Interaction between Slots

The main way slots interact with each other is by exchanging operands over the belt. The results of one operation onto the belt become the operands for the next.

For some types of neighboring slots though, they can pass along operands in the middle of the pipeline to each other. The primary use of this are operand gangs to overcome the severe input operand restrictions for some special case operations.
Those data paths also can be used for the saving of result replay values in case the own latency registers are full, which is a lot faster than going to the spiller right away.

Kinds of Slots

Each slot on a Mill processor is specified to have its own capabilites by having a specific set of functional units in them. This can go so far as every slot pipeline on each chip being unique, but usually this is not the case.
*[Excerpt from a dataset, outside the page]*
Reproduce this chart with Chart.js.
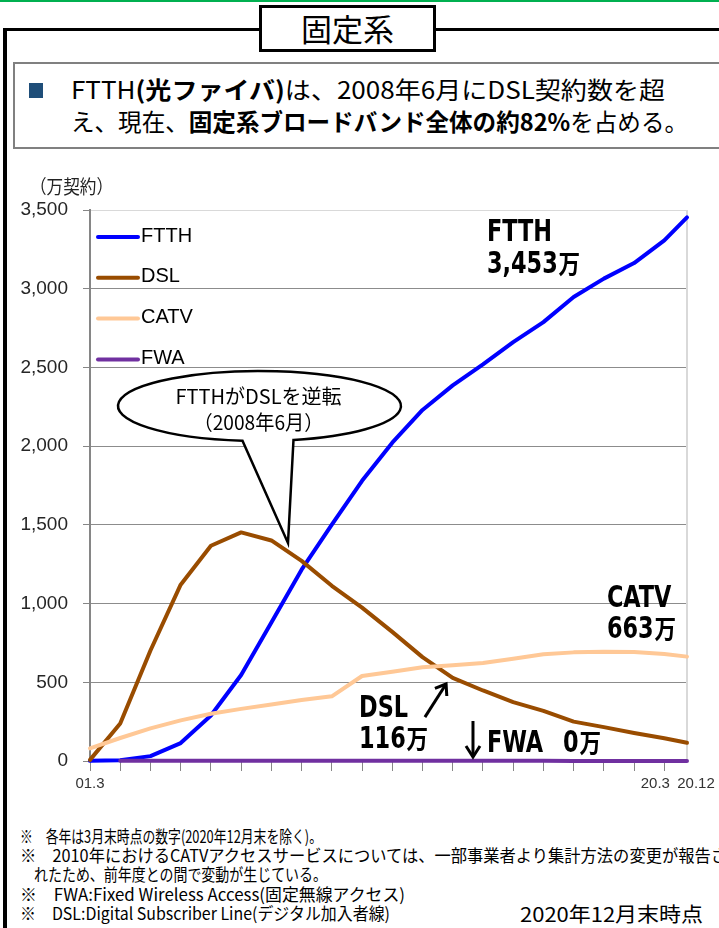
<!DOCTYPE html>
<html lang="ja">
<head>
<meta charset="utf-8">
<script src="https://cdn.jsdelivr.net/npm/chart.js@4.4.1/dist/chart.umd.min.js"></script>
<style>
html,body{margin:0;padding:0;background:#fff;}
body{width:719px;height:928px;position:relative;overflow:hidden;font-family:"Noto Sans CJK JP",sans-serif;color:#000;}
.abs{position:absolute;white-space:nowrap;}
#greenline{left:0;top:0;width:719px;height:2px;background:#00B050;}
#frameTop{left:3px;top:28px;width:716px;height:3px;background:#000;}
#frameLeft{left:3px;top:28px;width:4px;height:900px;background:#000;}
#titleBox{left:259px;top:5px;width:177px;height:47px;box-sizing:border-box;border:3px solid #000;background:#fff;font-size:31px;line-height:40px;text-align:center;}
#textBox{left:13px;top:62px;width:720px;height:87px;box-sizing:border-box;border:2px solid #808080;}
#bullet{left:29px;top:83px;width:14px;height:15px;background:#1F4E79;}
.fit{transform-origin:0 50%;}
.big{font-size:24px;line-height:30px;}
.note{font-size:17px;line-height:20px;}
b{font-weight:bold;}
#chartWrap{left:0;top:150px;width:719px;height:650px;}
</style>
</head>
<body>
<div id="greenline" class="abs"></div>
<div id="frameTop" class="abs"></div>
<div id="frameLeft" class="abs"></div>
<div id="titleBox" class="abs">固定系</div>
<div id="textBox" class="abs"></div>
<div id="bullet" class="abs"></div>
<div class="abs big fit" style="left:71px;top:74px;" data-w="594">FTTH<b>(光ファイバ)</b>は、2008年6月にDSL契約数を超</div>
<div class="abs big fit" style="left:71px;top:106px;" data-w="617">え、現在、<b>固定系ブロードバンド全体の約82%</b>を占める。</div>

<div id="chartWrap" class="abs"><canvas id="c"></canvas></div>

<div class="abs fit" style="left:30px;top:172px;font-size:19px;line-height:28px;color:#222;" data-w="83">（万契約）</div>

<div class="abs note fit" style="left:20px;top:826px;" data-w="302">※　各年は3月末時点の数字(2020年12月末を除く)。</div>
<div class="abs note fit" style="left:20px;top:845px;" data-w="707">※　2010年におけるCATVアクセスサービスについては、一部事業者より集計方法の変更が報告さ</div>
<div class="abs note fit" style="left:34px;top:864px;" data-w="293">れたため、前年度との間で変動が生じている。</div>
<div class="abs note fit" style="left:20px;top:884px;" data-w="385">※　FWA:Fixed Wireless Access(固定無線アクセス)</div>
<div class="abs note fit" style="left:20px;top:903px;" data-w="370">※　DSL:Digital Subscriber Line(デジタル加入者線)</div>
<div class="abs fit" style="left:520px;top:901px;font-size:20px;line-height:26px;" data-w="183">2020年12月末時点</div>

<script>
// ---- data ----
const categories = ['01.3','02.3','03.3','04.3','05.3','06.3','07.3','08.3','09.3','10.3','11.3','12.3','13.3','14.3','15.3','16.3','17.3','18.3','19.3','20.3','20.12'];
const ftth = [1, 5, 31, 114, 289, 546, 880, 1215, 1502, 1780, 2022, 2230, 2386, 2520, 2661, 2788, 2947, 3064, 3163, 3307, 3453];
const dsl  = [7, 238, 702, 1120, 1367, 1452, 1401, 1271, 1113, 974, 820, 660, 528, 448, 374, 318, 250, 215, 178, 145, 116];
const catv = [80, 146, 207, 258, 300, 331, 359, 387, 411, 540, 567, 595, 608, 622, 650, 678, 690, 694, 692, 680, 663];
const fwa  = [null, 1, 2, 2, 2, 2, 1, 1, 1, 1, 1, 1, 1, 1, 1, 1, 0, 0, 0, 0, 0];
const seriesNames = ['FTTH', 'DSL', 'CATV', 'FWA'];
const seriesColors = ['#0000FF', '#994C00', '#FFC896', '#7030A0'];
const seriesOrder = [3, 2, 1, 0];
const yTickValues = [0, 500, 1000, 1500, 2000, 2500, 3000, 3500];
const xLabelCats = ['01.3', '20.3', '20.12'];
const xLabelShift = [0, -9, 9];

// ---- fit html text widths ----
document.querySelectorAll('.fit').forEach(el => {
  if (el.dataset.w) {
    const s = parseFloat(el.dataset.w) / el.getBoundingClientRect().width;
    el.style.transform = 'scaleX(' + s + ')';
  }
});

// ---- helpers ----
function catToX(c) { const p = c.split('.').map(Number); return (p[0] - 1) + (p[1] - 3) / 12; }
const xs = categories.map(catToX);
const xTickValues = categories.filter(c => c.endsWith('.3')).map(catToX);
const seriesData = [ftth, dsl, catv, fwa];

const SANS = '"Liberation Sans", Arial, sans-serif';
const NARROW = '"Liberation Sans Narrow", "DejaVu Sans Condensed", "Noto Sans CJK JP", sans-serif';
const CJK = '"Noto Sans CJK JP", sans-serif';

function fitText(ctx, text, x, y, maxW, align) {
  const w = ctx.measureText(text).width;
  const s = (maxW && w > maxW) ? maxW / w : 1;
  ctx.save();
  ctx.translate(x, y);
  ctx.scale(s, 1);
  ctx.textAlign = align || 'left';
  ctx.fillText(text, 0, 0);
  ctx.restore();
}
function drawBoldLabel(ctx, text, x, y) {
  let main = text, suffix = '';
  if (text.endsWith('万')) { main = text.slice(0, -1); suffix = '万'; }
  ctx.save();
  ctx.translate(x, y);
  ctx.scale(0.83, 1);
  ctx.font = 'bold 30px ' + NARROW;
  ctx.textAlign = 'left';
  ctx.textBaseline = 'alphabetic';
  ctx.fillText(main, 0, 0);
  const w = ctx.measureText(main).width;
  if (suffix) {
    ctx.font = 'bold 26px ' + CJK;
    ctx.fillText(suffix, w + 1, 1);
  }
  ctx.restore();
}

// annotation texts anchored in data units
const labelTexts = [
  { x: 13.13, y: 3303, t: 'FTTH' }, { x: 13.13, y: 3100, t: '3,453万' },
  { x: 17.10, y: 978, t: 'CATV' }, { x: 17.10, y: 781, t: '663万' },
  { x: 8.90, y: 279, t: 'DSL' }, { x: 8.90, y: 83, t: '116万' },
  { x: 13.13, y: 57, t: 'FWA' }, { x: 15.65, y: 57, t: '0万' }
];

const extras = {
  id: 'extras',
  beforeDatasetsDraw(chart) {
    const { ctx, chartArea: a } = chart;
    ctx.save();
    ctx.strokeStyle = '#d9d9d9';
    ctx.lineWidth = 2;
    ctx.beginPath();
    ctx.moveTo(a.right, a.top);
    ctx.lineTo(a.right, a.bottom);
    ctx.stroke();
    ctx.restore();
  },
  afterDatasetsDraw(chart) {
    const { ctx, chartArea: a, scales: { x, y } } = chart;
    ctx.save();
    // legend
    seriesNames.forEach((n, i) => {
      const yy = a.top + 27 + i * 40.8;
      ctx.strokeStyle = seriesColors[i];
      ctx.lineWidth = 4;
      ctx.lineCap = 'round';
      ctx.beginPath();
      ctx.moveTo(a.left + 8, yy);
      ctx.lineTo(a.left + 48, yy);
      ctx.stroke();
      ctx.fillStyle = '#000';
      ctx.font = '20px ' + SANS;
      ctx.textBaseline = 'middle';
      ctx.textAlign = 'left';
      ctx.fillText(n, a.left + 51, yy - 1);
    });

    // x labels
    ctx.fillStyle = '#333';
    ctx.font = '15px ' + SANS;
    ctx.textBaseline = 'middle';
    xLabelCats.forEach((c, i) => {
      ctx.textAlign = 'center';
      ctx.fillText(c, x.getPixelForValue(catToX(c)) + xLabelShift[i], a.bottom + 23);
    });

    // callout
    const cx = x.getPixelForValue(5.607), cy = y.getPixelForValue(2255);
    const rx = 141.5, ry = 35;
    const tipX = x.getPixelForValue(6.55), tipY = y.getPixelForValue(1385);
    const tL = Math.acos(-17 / rx), tR = Math.acos(34 / rx);
    ctx.beginPath();
    ctx.moveTo(tipX, tipY);
    ctx.lineTo(cx + rx * Math.cos(tL), cy + ry * Math.sin(tL));
    ctx.ellipse(cx, cy, rx, ry, 0, tL, tR + Math.PI * 2, false);
    ctx.closePath();
    ctx.fillStyle = '#fff';
    ctx.fill();
    ctx.strokeStyle = '#000';
    ctx.lineWidth = 2.5;
    ctx.lineJoin = 'miter';
    ctx.stroke();
    ctx.fillStyle = '#000';
    ctx.font = '20px ' + CJK;
    ctx.textBaseline = 'middle';
    fitText(ctx, 'FTTHがDSLを逆転', cx - 1, cy - 10, 168, 'center');
    fitText(ctx, '（2008年6月）', cx - 1, cy + 16, 130, 'center');

    // bold labels
    labelTexts.forEach(l => drawBoldLabel(ctx, l.t, x.getPixelForValue(l.x), y.getPixelForValue(l.y)));

    // DSL arrow
    const ax1 = x.getPixelForValue(11.08), ay1 = y.getPixelForValue(279);
    const ax2 = x.getPixelForValue(11.78), ay2 = y.getPixelForValue(489);
    ctx.strokeStyle = '#000';
    ctx.lineWidth = 3;
    ctx.lineCap = 'butt';
    ctx.beginPath();
    ctx.moveTo(ax1, ay1);
    ctx.lineTo(ax2, ay2);
    ctx.stroke();
    const ang = Math.atan2(ay2 - ay1, ax2 - ax1);
    ctx.beginPath();
    ctx.moveTo(ax2 + Math.cos(ang + Math.PI * 0.8) * 12, ay2 + Math.sin(ang + Math.PI * 0.8) * 12);
    ctx.lineTo(ax2, ay2);
    ctx.lineTo(ax2 + Math.cos(ang - Math.PI * 0.8) * 12, ay2 + Math.sin(ang - Math.PI * 0.8) * 12);
    ctx.stroke();

    // FWA down arrow
    const dx = x.getPixelForValue(12.67), dy1 = y.getPixelForValue(254), dy2 = y.getPixelForValue(25);
    ctx.beginPath();
    ctx.moveTo(dx, dy1);
    ctx.lineTo(dx, dy2);
    ctx.stroke();
    ctx.beginPath();
    ctx.moveTo(dx - 7, dy2 - 11);
    ctx.lineTo(dx, dy2);
    ctx.lineTo(dx + 7, dy2 - 11);
    ctx.stroke();
    ctx.restore();
  }
};

new Chart(document.getElementById('c'), {
  type: 'line',
  data: {
    datasets: seriesNames.map((n, i) => ({
      label: n,
      data: xs.map((xv, j) => ({ x: xv, y: seriesData[i][j] })),
      borderColor: seriesColors[i],
      backgroundColor: seriesColors[i],
      borderWidth: 4,
      pointRadius: 0,
      tension: 0,
      fill: false,
      clip: false,
      order: seriesOrder[i],
      borderCapStyle: 'round',
      borderJoinStyle: 'round'
    }))
  },
  options: {
    responsive: true,
    maintainAspectRatio: false,
    animation: false,
    devicePixelRatio: 1,
    layout: { padding: { top: 60, right: 32, left: 0, bottom: 0 } },
    plugins: { legend: { display: false }, tooltip: { enabled: false } },
    scales: {
      x: {
        type: 'linear',
        min: xs[0],
        max: xs[xs.length - 1],
        afterBuildTicks: s => { s.ticks = xTickValues.map(v => ({ value: v })); },
        afterFit: s => { s.height = 39; },
        ticks: { display: false },
        grid: { display: true, drawOnChartArea: false, drawTicks: true, tickLength: 10, color: '#868686' },
        border: { display: true, color: '#868686', width: 1 }
      },
      y: {
        min: 0,
        max: 3500,
        afterBuildTicks: s => { s.ticks = yTickValues.map(v => ({ value: v })); },
        afterFit: s => { s.width = 90; },
        ticks: {
          padding: 15,
          color: '#262626',
          font: { family: SANS, size: 19 },
          callback: v => Number(v).toLocaleString('en-US')
        },
        grid: {
          color: c => (c.tick && c.tick.value === 3500) ? '#d9d9d9' : '#8c8c8c',
          tickColor: '#868686',
          tickLength: 7,
          lineWidth: 1
        },
        border: { display: true, color: '#868686', width: 2 }
      }
    }
  },
  plugins: [extras]
});
</script>
</body>
</html>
The basic reader slots and load and store units tend to be quite uniform, as well as the call slots. The ALU are a little more diverse, depending on the expected workloads the processor is configured for, but still not wildly different. But the Mill architecture certainly is flexible enough to implement special purpose operations and functional units.

Consequently the different blocks in the instructions encode the operations for different kinds of slots. And if the Specification calls for it, every operation slot has its own unique operation encoding. All this is automatically tracked and generated by the Mill Synthesis software stack.